On October 27, Maggie Shelledy, Annie Kelvie, and María Carvajal shared some of their work in progress at a data session at the Center for Advanced Studies. The session was facilitated by Dr. Jonathan Alexander (visiting from UC Irvine), attended by faculty and graduate students, and sponsored by the Center for Writing Studies. The presentations represented a range of field sites and methods, but what they shared was a commitment to illuminating how people practice rhetorical agency. Furthermore, each scholar focused on writers who do not always get credit for their rhetorical savvy: church members, formerly incarcerated college students, and first-year writing students who use Spanglish.
Annie Kelvie opened the session by giving us a glimpse into a planning meeting at a progressive, Protestant church. In the course of reading and responding to a draft of a text for an upcoming church service, her participants negotiate what to do, both rhetorically and morally. For example, after hearing a benediction that includes the phrase, “Let us affirm God’s kingdom by not missing a single cry of ‘I can’t breathe,” one member inquires, “Are we focusing on justice or are we focusing on race?” It is a good question, and Annie’s data showed that writers in religious settings are well aware of and well equipped to address such questions. Dr. Alexander also highlighted the significance of genre in the data, and of how particular genres—like the benediction—can create both openings and obstacles to creating meaning.
Next, María Carvajal shared excerpts from two interviews with Spanglish users at Illinois. These writers’ self-reflections make it clear that they do not use Spanglish in a random, rote, or remedial manner. Spanglish is instead a rhetorical resource that writers may draw on, depending on the topic, audience, and other aspects of the situation. As one of her participants put it, “It’s a cool in-between language because it connects two worlds very effectively,” and it can play a role in academic writing, as well as interactions with friends and family. Dr. Alexander remarked on the rhetorical awareness involved, and Dr. Deborah Brandt posed a question: where do these students get their definitions of Spanglish? Indeed, between and even within each interview, their definitions of Spanglish vary, from a cognitive ability, to the practice of crossing between English and Spanish, to a language system in its own right, to a political act. María’s work is timely as our field attempts to navigate questions of code switching, multilingualism, translingualism, and students’ right to their own language.

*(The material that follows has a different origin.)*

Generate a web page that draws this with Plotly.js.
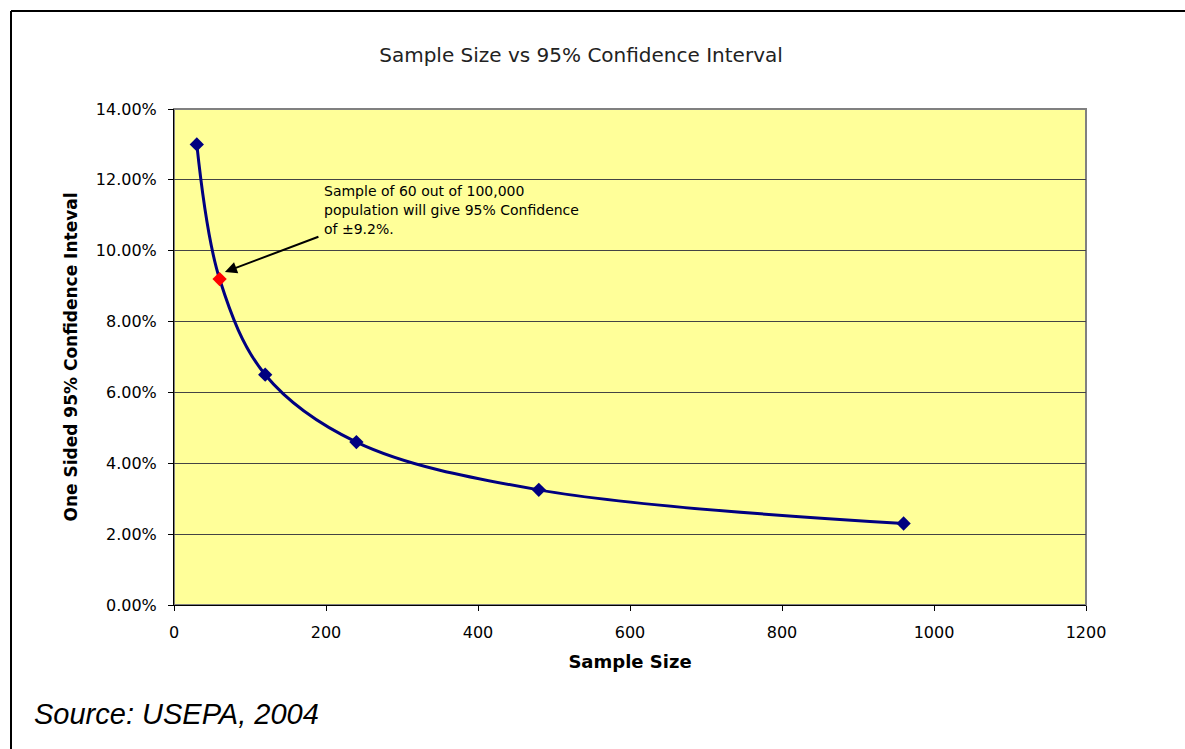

In the session’s final act, Maggie Shelledy explicitly raised the issue of rhetorical agency in her work with formerly incarcerated college students, some of whom are still attending college. In her data excerpt, when she asked one participant how he has changed over time, he responded with an extended narrative that moved from his adolescence, to a tense encounter at his current college campus, to the nature of the interview setup itself. Specifically, he pointed to the fact that he still prefers not to sit with his back to the entrance or exits, and that he “pays attention to things like that, always,” but that he also believes “there’s certain things you have to turn on and off” as you change environments, including the environment of an interview. Maggie’s data, with what Dr. Alexander called its “lively” narratives of rhetorical deliberation and action, revealed the problems with certain myths about incarcerated people, such that they are destined for social death, or dependent on higher education alone for agency.
Ultimately, I left the session with ideas for my own teaching and research, and renewed appreciation for my colleagues and their work.